With respect to creditors whose claims arise prior to a transfer, the UFTA provides that the transfer is fraudulent if the debtor 1) receives less than reasonably equivalent value in exchange for the transfer and 2) was insolvent at the time of the transfer or became insolvent as a result of it. Proof of the debtor's insolvency is a necessary element of a fraudulent transfer claim under this "constructive fraud" provision.
Even where a debtor transfers nonexempt assets to a section 529 savings account prior to filing for bankruptcy in order to claim the assets as exempt, the court may find that the debtor did not act with actual intent to defraud. For example, the debtor in In re Bronk admitted to transferring proceeds from a mortgage on his home to several 529 accounts established for the benefit of his grandchildren, and that he did so in order to protect nearly $100,000 from creditors. Cirilli v. Bronk (In re Bronk), 444 B.R. 902 (Bankr. W.D. Wis. 2011). Furthermore, he transferred the assets less than three months before filing for bankruptcy and had incurred substantial medical debts prior to the transfers. Despite the presence of these badges of fraud, the court allowed the debtor's discharge and did not disallow his claimed exemptions because he carried out the transfers on the advice of his attorney, and he had not concealed assets, misrepresented his intentions, borrowed money to purchase exempt property, or engaged in "underhanded tactics" against his creditors.

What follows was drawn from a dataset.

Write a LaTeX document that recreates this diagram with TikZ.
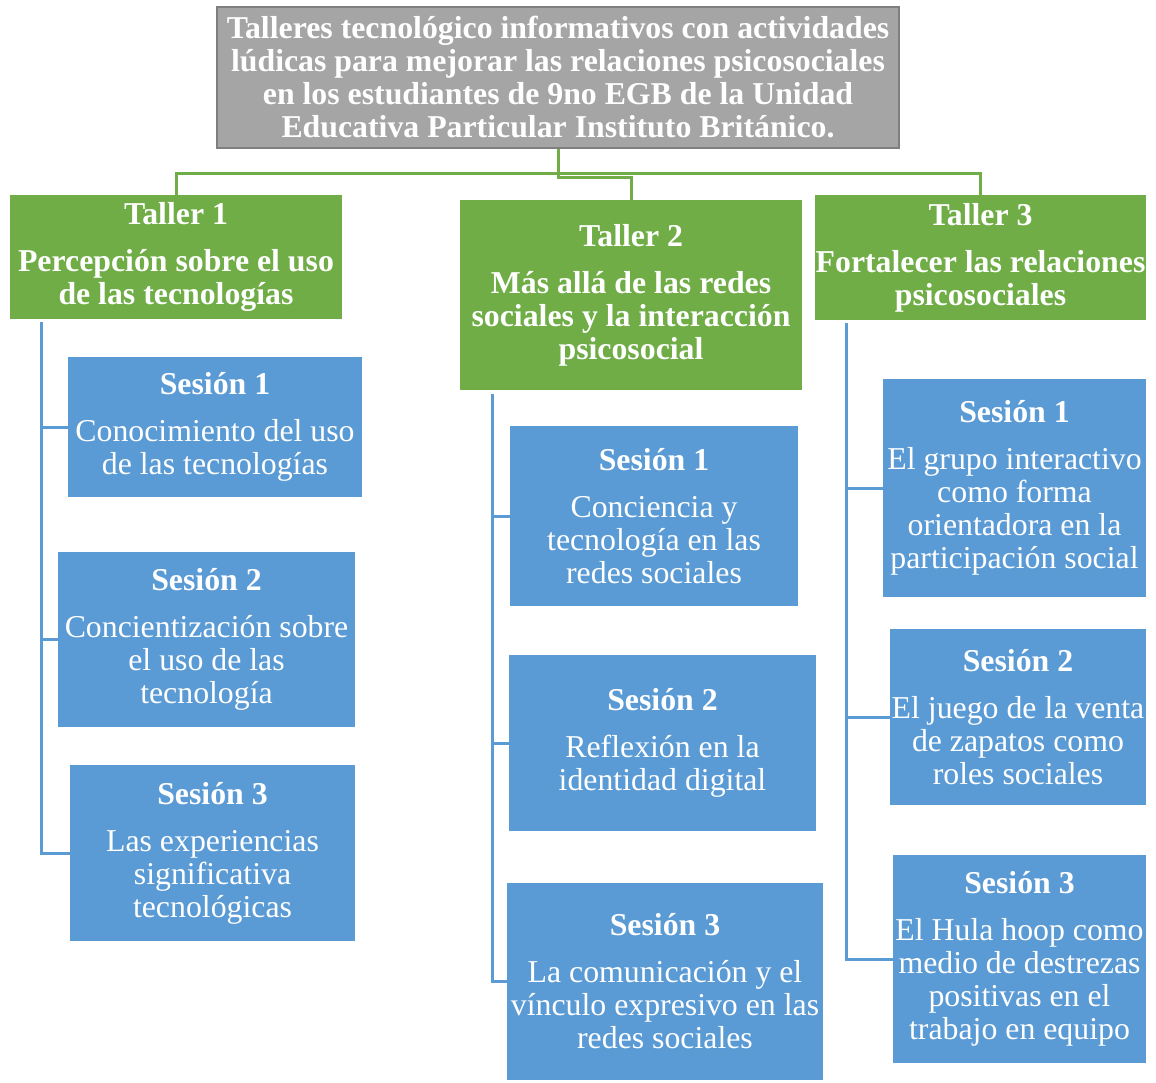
\documentclass[tikz,border=0pt]{standalone}
\usepackage{fontspec}
\setmainfont{Liberation Serif}
\definecolor{verde}{HTML}{70AD47}
\definecolor{azul}{HTML}{5B9BD5}
\definecolor{gris}{HTML}{A5A5A5}
\definecolor{grisborde}{HTML}{7F7F7F}
\tikzset{
  caja/.style={text=white, align=center, inner sep=0pt,
    font=\fontsize{31.8}{33}\selectfont},
  raiz/.style={caja, fill=gris, draw=grisborde, line width=2.5pt, font=\bfseries\fontsize{31.8}{33}\selectfont},
  taller/.style={caja, fill=verde, font=\bfseries\fontsize{31.8}{33}\selectfont},
  sesion/.style={caja, fill=azul},
  enlace/.style={draw=verde, line width=3pt},
  rama/.style={draw=azul, line width=3pt}
}
\newcommand{\titulo}[1]{\textbf{#1}\\[14pt]}
\begin{document}
\begin{tikzpicture}[x=1pt,y=-1pt]
        \useasboundingbox (0,0) rectangle (1156,1082);

        \node[raiz, minimum width=682, minimum height=141] (r) at (558, 77.5)
          {Talleres tecnológico informativos con actividades\\ lúdicas para mejorar las relaciones psicosociales\\ en los estudiantes de 9no EGB de la Unidad\\ Educativa Particular Instituto Británico.};

        \node[taller, minimum width=332, minimum height=124] (t1) at (176, 257)
          {Taller 1\\[14pt] Percepción sobre el uso\\ de las tecnologías};
        \node[taller, minimum width=342, minimum height=190] (t2) at (631, 295)
          {Taller 2\\[14pt] Más allá de las redes\\ sociales y la interacción\\ psicosocial};
        \node[taller, minimum width=331, minimum height=125] (t3) at (980.5, 257.5)
          {Taller 3\\[14pt] Fortalecer las relaciones\\ psicosociales};

        \draw[enlace] (r.south) -- ++(0,24) -| (t1.north);
        \draw[enlace] (r.south) -- ++(0,24) -| (t3.north);
        \draw[enlace] (r.south) -- ++(0,28) -| (t2.north);

        \node[sesion, minimum width=294, minimum height=140] (t1s1) at (215, 427)
          {\titulo{Sesión 1} Conocimiento del uso\\ de las tecnologías};
        \node[sesion, minimum width=297, minimum height=175] (t1s2) at (206.5, 639.5)
          {\titulo{Sesión 2} Concientización sobre\\ el uso de las\\ tecnología};
        \node[sesion, minimum width=285, minimum height=176] (t1s3) at (212.5, 853)
          {\titulo{Sesión 3} Las experiencias\\ significativa\\ tecnológicas};

        \node[sesion, minimum width=288, minimum height=180] (t2s1) at (654, 516)
          {\titulo{Sesión 1} Conciencia y\\ tecnología en las\\ redes sociales};
        \node[sesion, minimum width=307, minimum height=176] (t2s2) at (662.5, 743)
          {\titulo{Sesión 2} Reflexión en la\\ identidad digital};
        \node[sesion, minimum width=316, minimum height=197] (t2s3) at (665, 981.5)
          {\titulo{Sesión 3} La comunicación y el\\ vínculo expresivo en las\\ redes sociales};

        \node[sesion, minimum width=263, minimum height=218] (t3s1) at (1014.5, 488)
          {\titulo{Sesión 1} El grupo interactivo\\ como forma\\ orientadora en la\\ participación social};
        \node[sesion, minimum width=256, minimum height=176] (t3s2) at (1018, 717)
          {\titulo{Sesión 2} El juego de la venta\\ de zapatos como\\ roles sociales};
        \node[sesion, minimum width=253, minimum height=208] (t3s3) at (1019.5, 959)
          {\titulo{Sesión 3} El Hula hoop como\\ medio de destrezas\\ positivas en el\\ trabajo en equipo};

        \draw[rama] (t1.south west) ++(32,3) |- (t1s1.west);
        \draw[rama] (t1.south west) ++(32,3) |- (t1s2.west);
        \draw[rama] (t1.south west) ++(32,3) |- (t1s3.west);
        \draw[rama] (t2.south west) ++(33,4) |- (t2s1.west);
        \draw[rama] (t2.south west) ++(33,4) |- (t2s2.west);
        \draw[rama] (t2.south west) ++(33,4) |- (t2s3.west);
        \draw[rama] (t3.south west) ++(32,3) |- (t3s1.west);
        \draw[rama] (t3.south west) ++(32,3) |- (t3s2.west);
        \draw[rama] (t3.south west) ++(32,3) |- (t3s3.west);
\end{tikzpicture}
\end{document}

While the court expressed some misgivings about the conversion of nonexempt assets to exempt assets, its sympathy for the debtor in this case clearly outweighed any concerns it had about preventing fraud. The court viewed Bronk not as a dishonest debtor, but rather as an "elderly man" trying to provide for himself in the wake of his wife's death and in the face of "mounting medical bills." Id. at 917. In re Bronk appears to be an extraordinary case that likely demonstrates the outer boundary of what constitutes permissible pre-bankruptcy planning.